On Feb 24, 2005, at 12:47 AM, Dave Singer wrote:
At 1:49 PM -0800 2/23/05, lazzaro wrote:I think the right answer to the question is "depends on the app", and separates into two questions:
A. For the app, is associating the wrong SMPTE code with the RTP stream for a few seconds a disaster?
B. For the app, how much advance notice does it have of an upcoming SMPTE change?
Apps where A="yes" and B="very little if any" are probably not going
to be happy with the RTCP approach ... apps where A="no" will be
fine with the RTCP approach ... the final class of apps is "it depends".

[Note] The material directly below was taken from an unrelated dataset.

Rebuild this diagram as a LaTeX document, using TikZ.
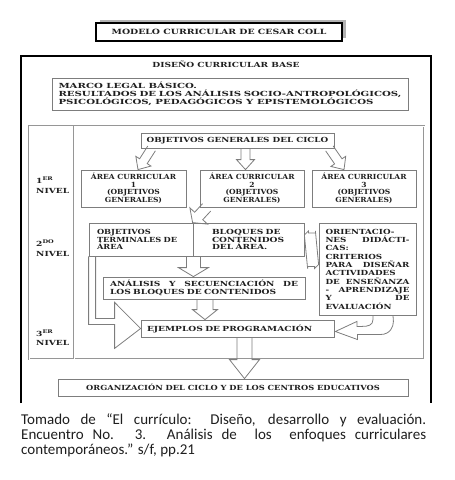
\documentclass[tikz,border=0pt]{standalone}
\usepackage{fontspec}
\setmainfont{Carlito}
\newfontfamily\dfont{DejaVu Serif}
\usetikzlibrary{calc,shadows}
\definecolor{bgray}{RGB}{125,125,125}
\definecolor{lgray}{RGB}{150,150,150}
\definecolor{ink}{RGB}{30,30,30}
\tikzset{
  dtext/.style={font=\dfont\bfseries\fontsize{7}{7.5}\selectfont\addfontfeatures{FakeStretch=#1}, text=ink},
  dtext/.default=1.3,
  box/.style={draw=bgray, line width=0.8pt, dtext=#1, inner sep=0pt},
  box/.default=1.3,
  arrowline/.style={draw=bgray, line width=0.8pt, line join=miter},
  levelbox/.style={draw=lgray, line width=0.5pt, double=white, double distance=0.7pt},
  lvl/.style={font=\dfont\bfseries\fontsize{7}{9.5}\selectfont\addfontfeatures{FakeStretch=1.3}, text=ink, align=left, anchor=west, inner sep=0pt},
}
\newcommand\jline[1]{\hbox to 84pt{#1}}
\newcommand\blockarrow[5]{%
  \draw[arrowline] let \p1=(#1), \p2=(#2),
    \n1={atan2(\y2-\y1,\x2-\x1)}, \n2={veclen(\x2-\x1,\y2-\y1)} in
    ($(\p1)+(\n1+90:#3)$) -- ($(\p1)+(\n1+90:#3)+(\n1:\n2-#5)$)
    -- ($(\p1)+(\n1+90:#4)+(\n1:\n2-#5)$) -- (\p2)
    -- ($(\p1)+(\n1-90:#4)+(\n1:\n2-#5)$) -- ($(\p1)+(\n1-90:#3)+(\n1:\n2-#5)$)
    -- ($(\p1)+(\n1-90:#3)$);
}
\begin{document}
\begin{tikzpicture}[x=1pt,y=-1pt]
\useasboundingbox (0,0) rectangle (455,480);

% title
\node[draw=black, line width=1.8pt, minimum width=246, minimum height=18, inner sep=0pt,
      text=ink, font=\dfont\bfseries\fontsize{7.2}{8}\selectfont\addfontfeatures{FakeStretch=1.3}, fill=white,
      general shadow={fill=gray!60, shadow xshift=4pt, shadow yshift=3pt}]
      (title) at (219,32) {MODELO CURRICULAR DE CESAR COLL};

% outer frame
\draw[black, line width=1.6pt] (21,403) -- (21,56) -- (431,56) -- (431,403);
\node[dtext] (dcb) at (226,64) {DISEÑO CURRICULAR BASE};

\node[box=1.45, minimum height=32, text width=343, inner xsep=6.5pt, align=justify] (marco) at (230,94)
  {MARCO LEGAL BÁSICO.\\
   RESULTADOS\hfill DE\hfill LOS\hfill ANÁLISIS\hfill SOCIO-ANTROPOLÓGICOS,\\
   PSICOLÓGICOS, PEDAGÓGICOS Y EPISTEMOLÓGICOS};

% level frame
\draw[levelbox] (29,126) rectangle (424,359);
\draw[levelbox] (74,126) -- (74,359);

\node[lvl] (n1) at (36,185) {1\textsuperscript{ER}\\NIVEL};
\node[lvl] (n2) at (36,248) {2\textsuperscript{DO}\\NIVEL};
\node[lvl] (n3) at (36,337.5) {3\textsuperscript{ER}\\NIVEL};

% boxes
\node[box=1.26, minimum width=193, minimum height=15] (og) at (237.5,140.5) {OBJETIVOS GENERALES DEL CICLO};
\node[box=1.08, minimum width=105, minimum height=37, align=center] (a1) at (133.5,188.5) {ÁREA CURRICULAR\\1\\(OBJETIVOS\\GENERALES)};
\node[box=1.08, minimum width=104, minimum height=37, align=center] (a2) at (252,188.5) {ÁREA CURRICULAR\\2\\(OBJETIVOS\\GENERALES)};
\node[box=1.08, minimum width=104, minimum height=37, align=center] (a3) at (364,188.5) {ÁREA CURRICULAR\\3\\(OBJETIVOS\\GENERALES)};

\node[box=1.18, minimum height=33, text width=88, inner xsep=8pt, align=left] (ot) at (141,239.5) {OBJETIVOS\\TERMINALES DE\\ÁREA};
\node[box=1.3, minimum height=33, text width=73, inner xsep=19pt, align=left] (bl) at (248.5,239.5) {BLOQUES DE\\CONTENIDOS\\DEL ÁREA.};
\node[box, minimum height=92, minimum width=97, inner sep=0pt,
      font=\dfont\bfseries\fontsize{7}{8.33}\selectfont\addfontfeatures{FakeStretch=1.25}] (or) at (367.5,269)
  {\vbox{\jline{ORIENTACIO-\hfill}\jline{NES\hfill DIDÁCTI-}\jline{CAS:\hfill}\jline{CRITERIOS\hfill}\jline{PARA\hfill DISEÑAR}\jline{ACTIVIDADES\hfill}\jline{DE\hfill ENSEÑANZA}\jline{-\hfill APRENDIZAJE}\jline{Y\hfill DE}\jline{EVALUACIÓN\hfill}}};

\node[box, minimum height=22, text width=188, inner xsep=7pt, align=left] (an) at (204,288)
  {ANÁLISIS\hfill Y\hfill SECUENCIACIÓN\hfill DE\\LOS BLOQUES DE CONTENIDOS};
\node[box, minimum height=17, text width=181, inner xsep=6pt, align=left] (ej) at (237.5,328.5) {EJEMPLOS DE PROGRAMACIÓN};
\node[box=1.18, minimum width=350, minimum height=17] (org) at (233,387.5) {ORGANIZACIÓN DEL CICLO Y DE LOS CENTROS EDUCATIVOS};

% block arrows
\blockarrow{$(og.south west)+(11,0)$}{$(a1.north)+(4.5,0)$}{4.5pt}{9pt}{10pt}
\blockarrow{$(og.south)+(8,0)$}{$(a2.north)+(-6.5,0)$}{4.5pt}{9pt}{10pt}
\blockarrow{$(og.south east)+(-5,0)$}{$(a3.north)+(-20,0)$}{4.5pt}{9pt}{10pt}
\blockarrow{$(a2.south west)+(7,0)$}{bl.north west}{5.5pt}{12pt}{9pt}
\blockarrow{ot.south east}{ot.south east |- an.north}{7pt}{15pt}{9pt}
\blockarrow{$(an.south)+(1,0)$}{$(ej.north)+(-32.5,0)$}{8pt}{12.5pt}{10pt}
\blockarrow{$(ej.south)+(7,0)$}{$(org.north)+(11.5,0)$}{7.5pt}{15pt}{19pt}

% double arrow between bloques and orientaciones
\draw[arrowline] ($(bl.east)+(0,-4.5)$) -- ++(4,-4) -- ++(0,2) -- ++(7,0) -- ++(0,-2)
  -- ($(or.west)+(0,-4.5)$) -- ++(-4,4) -- ++(0,-2) -- ++(-7,0) -- ++(0,2) -- cycle;

% L-shaped arrow from objetivos terminales to ejemplos
\draw[arrowline] ($(ot.south west)+(7,0)$) |- ($(ot.south west)+(26,62)$)
  -- ++(0,-16) -- (ej.west) -- ($(ot.south west)+(26,92)$) -- ++(0,-24)
  -| (ot.south west);

% curved arrow from orientaciones to ejemplos
\draw[arrowline] ($(or.south)+(5.5,0)$) -- ++(0,4)
  .. controls +(0,6) and +(6,0) .. ++(-11,7) -- ++(-5,0) -- ++(0,-5)
  -- ($(ej.east)+(1,3)$) -- ++(22,8) -- ++(0,-5) -- ++(23,0)
  .. controls +(10,0) and +(0,5) .. ++(13,-13) -- ($(or.south)+(25.5,0)$);

% caption
\node[anchor=north west, inner sep=0pt, text width=405, align=justify, text=ink,
      font=\fontsize{15}{15}\selectfont] (cap) at (21,413)
  {Tomado de “El currículo: Diseño, desarrollo y evaluación.\linebreak
   Encuentro No. 3. Análisis de~ los~ enfoques curriculares\linebreak
   contemporáneos.” s/f, pp.21};
\end{tikzpicture}
\end{document}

An example of "B=little if any" is when the SMPTE is changing because
an operator is hitting buttons on a tape-deck controller, and is expecting
the RTP-controlled rack-mount to respond with 5 ms latency over a local
LAN in a reliable way.
Note that the mapping itself in the RTCP can always be right; it's merely a question of whether it arrives too late for the terminal to be able to apply it to the media from the identified timestamp. If indeed the client wants a short buffer, and the source gets no advance notice, and it's not possible to send immediate RTCP packets, there may be an issue.
Agreed, in my description I was analyzing the actions the receiver takes if it needs to make a time stamp decision under time pressure, not the accuracy of the RTCP packet once it arrives.